Pertama, menyebarkan Penampung Air Hujan (PAH) di permukiman. PAH akan dibangun di lingkungan warga untuk menggantikan fungsi kanopi dan aquifer tanah yang rusak. Tujuannya untuk menampung air hujan langsung di kawasan pemukiman agar tidak menambah beban saluran utama.
“Banyak kawasan kita yang kehilangan resapan air alami. Maka kita bangun PAH sebagai solusi sederhana namun berdampak besar,” jelasnya.

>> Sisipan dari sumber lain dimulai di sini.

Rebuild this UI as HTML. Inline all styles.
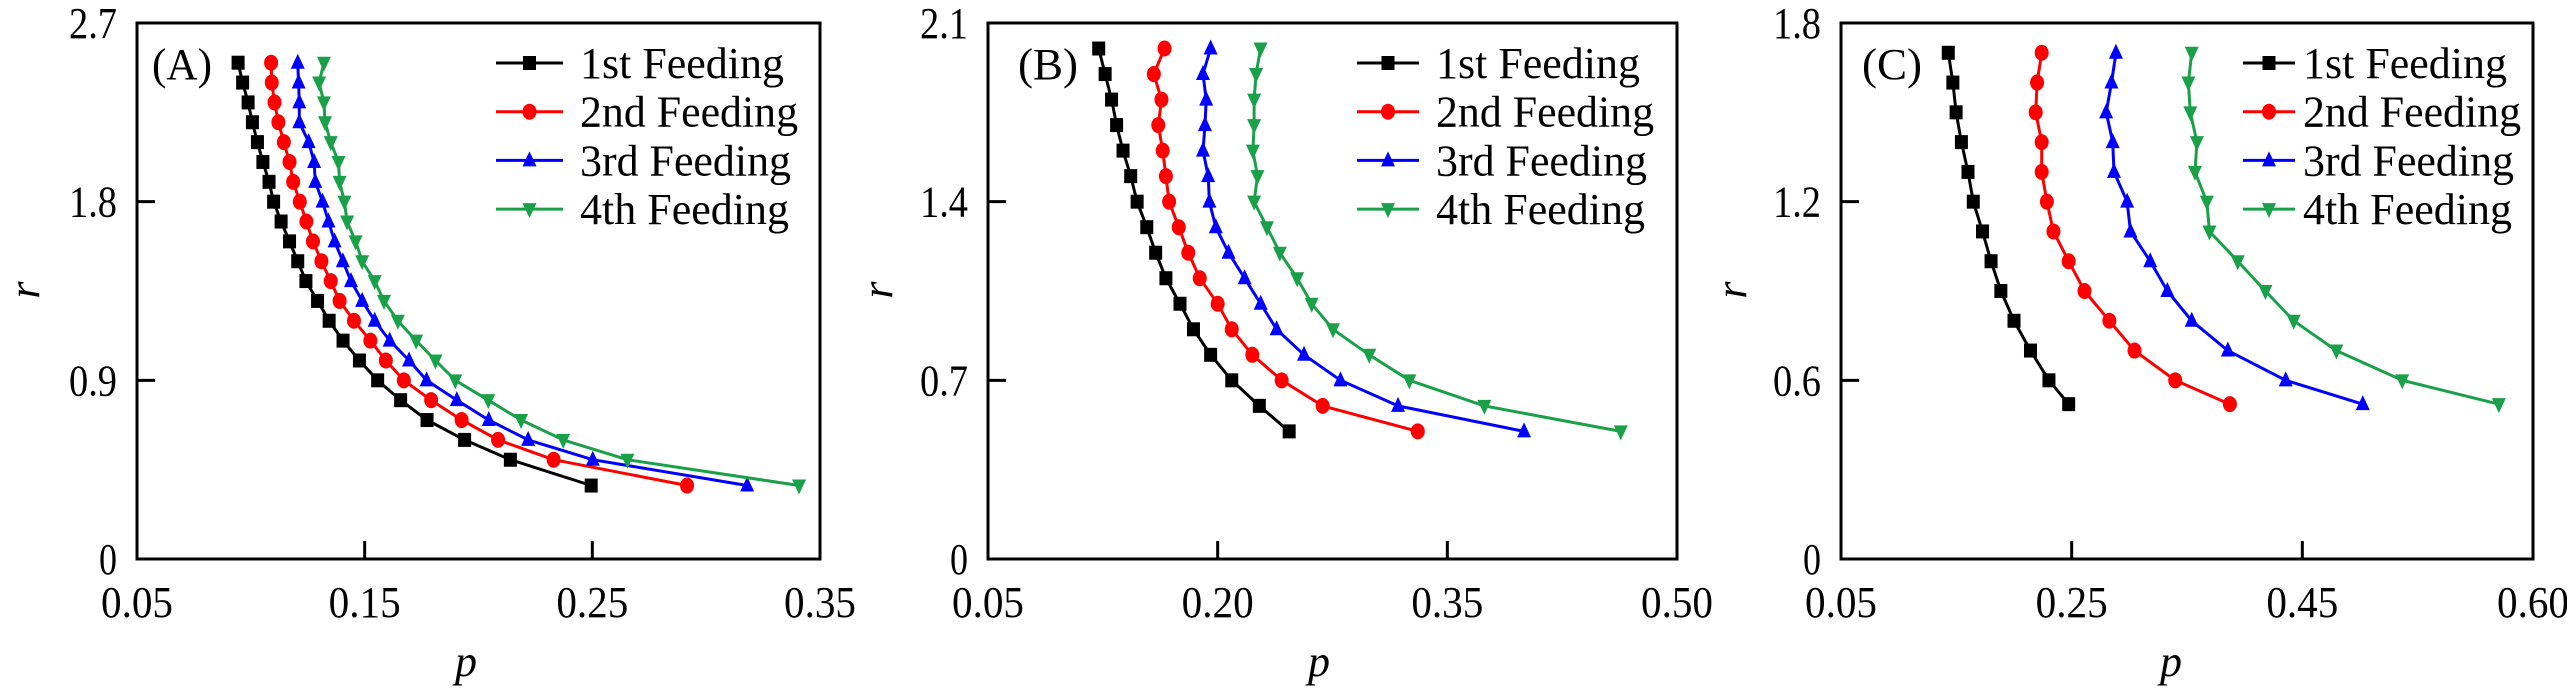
<!DOCTYPE html>
<html><head><meta charset="utf-8">
<style>
html,body{margin:0;padding:0;background:#fff;}
svg{display:block;}
svg text{font-family:"Liberation Serif","DejaVu Serif",serif;}
</style></head>
<body>
<svg id="chart" width="2567" height="693" viewBox="0 0 2567 693" xmlns="http://www.w3.org/2000/svg"></svg>
<script>
// ---- Data ----
const seriesNames = ["1st Feeding","2nd Feeding","3rd Feeding","4th Feeding"];
// Panel A
const rA = [2.5,2.4,2.3,2.2,2.1,2.0,1.9,1.8,1.7,1.6,1.5,1.4,1.3,1.2,1.1,1.0,0.9,0.8,0.7,0.6,0.5,0.37];
const pA1 = [0.0944,0.0964,0.0988,0.1007,0.1029,0.1053,0.108,0.110,0.1133,0.117,0.1206,0.1242,0.1293,0.1344,0.1405,0.1477,0.1557,0.1658,0.1774,0.1939,0.214,0.2495];
const pA2 = [0.1089,0.1092,0.1104,0.1121,0.1145,0.117,0.1186,0.1215,0.1244,0.1273,0.131,0.1351,0.139,0.1453,0.1525,0.1593,0.1672,0.1792,0.1926,0.2086,0.233,0.2916];
const pA3 = [0.1206,0.121,0.1213,0.1213,0.1254,0.1278,0.1283,0.1315,0.1341,0.1368,0.1404,0.144,0.1489,0.1544,0.161,0.1695,0.1772,0.1905,0.2045,0.2218,0.2502,0.318];
const pA4 = [0.1321,0.130,0.1321,0.1326,0.1351,0.1385,0.139,0.1411,0.1423,0.146,0.1489,0.1544,0.1585,0.1646,0.1726,0.1811,0.1898,0.2043,0.2187,0.2372,0.2654,0.3408];
// Panel B
const rB = [2.0,1.9,1.8,1.7,1.6,1.5,1.4,1.3,1.2,1.1,1.0,0.9,0.8,0.7,0.6,0.5];
const pB1 = [0.1223,0.1265,0.1307,0.134,0.1382,0.1432,0.1474,0.1537,0.1595,0.1662,0.1754,0.1842,0.1954,0.2092,0.2272,0.2467];
const pB2 = [0.1653,0.1583,0.1633,0.1612,0.1641,0.1662,0.1683,0.1746,0.1808,0.1883,0.2,0.2092,0.2226,0.2418,0.2686,0.3307];
const pB3 = [0.1954,0.1904,0.1925,0.1917,0.1904,0.1938,0.1946,0.1988,0.2071,0.2176,0.2281,0.2385,0.2564,0.2802,0.3178,0.4001];
const pB4 = [0.228,0.2251,0.2238,0.2238,0.223,0.226,0.2238,0.2322,0.2406,0.2519,0.2614,0.2753,0.299,0.3252,0.3742,0.4633];
// Panel C
const rC = [1.7,1.6,1.5,1.4,1.3,1.2,1.1,1.0,0.9,0.8,0.7,0.6,0.52];
const pC1 = [0.143,0.147,0.1498,0.1544,0.1601,0.1647,0.1727,0.1801,0.1886,0.2,0.2143,0.2303,0.2474];
const pC2 = [0.224,0.22,0.2188,0.224,0.224,0.2285,0.2342,0.2474,0.2611,0.2827,0.3045,0.3398,0.3872];
const pC3 = [0.2884,0.2845,0.2799,0.2856,0.2867,0.2981,0.301,0.3181,0.333,0.3541,0.3854,0.4356,0.5024];
const pC4 = [0.3541,0.3512,0.3529,0.3586,0.3569,0.3672,0.3695,0.394,0.418,0.4425,0.4795,0.5366,0.6204];
// Tick values & labels
const xTicksA = [0.05,0.15,0.25,0.35], xLabelsA = ["0.05","0.15","0.25","0.35"];
const xTicksB = [0.05,0.20,0.35,0.50], xLabelsB = ["0.05","0.20","0.35","0.50"];
const xTicksC = [0.05,0.25,0.45,0.65], xLabelsC = ["0.05","0.25","0.45","0.60"];
const yTicksA = [0,0.9,1.8,2.7], yLabelsA = ["0","0.9","1.8","2.7"];
const yTicksB = [0,0.7,1.4,2.1], yLabelsB = ["0","0.7","1.4","2.1"];
const yTicksC = [0,0.6,1.2,1.8], yLabelsC = ["0","0.6","1.2","1.8"];
const panelLabels = ["(A)","(B)","(C)"];

const colors = ["#000000","#ff0000","#0000ff","#1ba04a"];
const shapes = ["square","circle","up","down"];
const NS = "http://www.w3.org/2000/svg";
const svg = document.getElementById("chart");
function mk(tag, attrs, parent){const e=document.createElementNS(NS,tag);for(const k in attrs)e.setAttribute(k,attrs[k]);(parent||svg).appendChild(e);return e;}
// fit text to measured width (font-independent)
function fit(t, w){t.setAttribute("textLength", w);t.setAttribute("lengthAdjust","spacingAndGlyphs");}

function marker(g, shape, cx, cy, color){
  let m;
  if(shape==="square") m=mk("rect",{x:cx-6.5,y:cy-7,width:13,height:14,fill:color},g);
  else if(shape==="circle") m=mk("ellipse",{cx:cx,cy:cy,rx:7,ry:8,fill:color},g);
  else if(shape==="up") m=mk("polygon",{points:`${cx},${cy-9} ${cx+7},${cy+6} ${cx-7},${cy+6}`,fill:color},g);
  else m=mk("polygon",{points:`${cx-7},${cy-6} ${cx+7},${cy-6} ${cx},${cy+9}`,fill:color},g);
  return m;
}

const legendWidths = [204,218,211,209];
const panels = [
  {name:"a",left:137,right:820,xmin:0.05,xmax:0.35,ymax:2.7,xt:xTicksA,xl:xLabelsA,yt:yTicksA,yl:yLabelsA,r:rA,p:[pA1,pA2,pA3,pA4],legX:496,legLen:67,legText:580,labX:152,rX:27,pX:466},
  {name:"b",left:988,right:1677,xmin:0.05,xmax:0.50,ymax:2.1,xt:xTicksB,xl:xLabelsB,yt:yTicksB,yl:yLabelsB,r:rB,p:[pB1,pB2,pB3,pB4],legX:1357,legLen:62,legText:1436,labX:1018,rX:880,pX:1319},
  {name:"c",left:1841,right:2533,xmin:0.05,xmax:0.65,ymax:1.8,xt:xTicksC,xl:xLabelsC,yt:yTicksC,yl:yLabelsC,r:rC,p:[pC1,pC2,pC3,pC4],legX:2243,legLen:52,legText:2303,labX:1862,rX:1734,pX:2171}
];
const TOP=23, BOT=559;

panels.forEach((P,pi)=>{
  const xs = v => P.left + (v-P.xmin)/(P.xmax-P.xmin)*(P.right-P.left);
  const ys = v => BOT - v/P.ymax*(BOT-TOP);
  const g = mk("g",{});
  
  
  P.p.forEach((arr,si)=>{
    const sg = mk("g",{},g);
    
    
    const pts = arr.map((v,i)=>xs(v).toFixed(1)+","+ys(P.r[i]).toFixed(1)).join(" ");
    mk("polyline",{points:pts,fill:"none",stroke:colors[si],"stroke-width":3,"stroke-linejoin":"round"},sg);
    arr.forEach((v,i)=>{
      const m = marker(sg,shapes[si],xs(v),ys(P.r[i]),colors[si]);
      
      
    });
  });
  const fr = mk("rect",{x:P.left,y:TOP,width:P.right-P.left,height:BOT-TOP,fill:"none",stroke:"#000","stroke-width":3},g);
  
  
  P.xt.forEach((t,i)=>{
    const x=xs(t);
    if(i>0 && i<P.xt.length-1) mk("line",{x1:x,y1:BOT,x2:x,y2:BOT-18,stroke:"#000","stroke-width":3},g);
    const tx = mk("text",{x:x-36,y:617,"font-size":44,fill:"#000"},g);
    tx.textContent = P.xl[i];
    fit(tx,72);
    
    
  });
  P.yt.forEach((t,i)=>{
    const y=ys(t);
    if(i>0 && i<P.yt.length-1) mk("line",{x1:P.left,y1:y,x2:P.left+18,y2:y,stroke:"#000","stroke-width":3},g);
    const lbl = P.yl[i];
    const w = lbl.length===1 ? 18 : 48;
    const tx = mk("text",{x:P.left-20-w,y:y+15,"font-size":44,fill:"#000"},g);
    tx.textContent = lbl;
    fit(tx,w);
    
    
  });
  const xt = mk("text",{x:P.pX,y:676,"font-size":44,"font-style":"italic","text-anchor":"middle"},g);
  xt.textContent="p";
  
  
  const yt = mk("text",{x:P.rX,y:290,"font-size":44,"font-style":"italic","text-anchor":"middle",transform:`rotate(-90 ${P.rX} 290)`,"dy":12},g);
  yt.textContent="r";
  
  
  const pl = mk("text",{x:P.labX,y:79,"font-size":44},g);
  pl.textContent=panelLabels[pi];
  fit(pl,60);
  
  
  const lg = mk("g",{},g);
  
  
  seriesNames.forEach((n,si)=>{
    const y = 63 + si*48.7;
    const e = mk("g",{},lg);
    
    
    mk("line",{x1:P.legX,y1:y,x2:P.legX+P.legLen,y2:y,stroke:colors[si],"stroke-width":3},e);
    marker(e,shapes[si],P.legX+P.legLen/2,y,colors[si]);
    const t = mk("text",{x:P.legText,y:y+15,"font-size":44},e);
    t.textContent=n;
    fit(t,legendWidths[si]);
  });
});
</script>
</body></html>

Kedua, membangun kolam retensi permanen di empat titik. Maulana menyebut, kolam retensi akan dibangun di Lorong Siswa, Lorong Arwah, MTsN Tanjung Sari, dan Lorong Amal. Kolam ini tidak hanya berfungsi teknis, tapi juga dirancang sebagai ruang terbuka hijau.
“Kita ingin kolam retensi ini tak hanya berfungsi teknis, tapi juga jadi paru-paru kota, tempat warga bisa berkumpul dan menikmati ruang hijau,” sebutnya.
Sementara itu, penegakan aturan sempadan sungai dan penertiban bangunan juga menjadi hal penting. Maulana menegaskan komitmennya menertibkan bangunan liar di tepi sungai sesuai Perda RTRW Nomor 5 Tahun 2024.
“Ini bukan soal menggusur, tapi soal menyelamatkan. Kalau kita biarkan bangunan berdiri di tepi sungai, maka kita sedang mengundang bencana,” tegas Maulana.
Maulana juga mengatakan, perlunya mendesain ulang kapasitas sungai sesuai debit banjir Q25. Sungai-sungai Kota Jambi akan direvitalisasi agar mampu menampung debit hujan ekstrem berdasarkan perhitungan Q25.
“Kita tidak bisa terus bermain di debit Q2. Sekali hujan ekstrem, habis semuanya. Maka desain ulang ini sangat penting,” ungkapnya.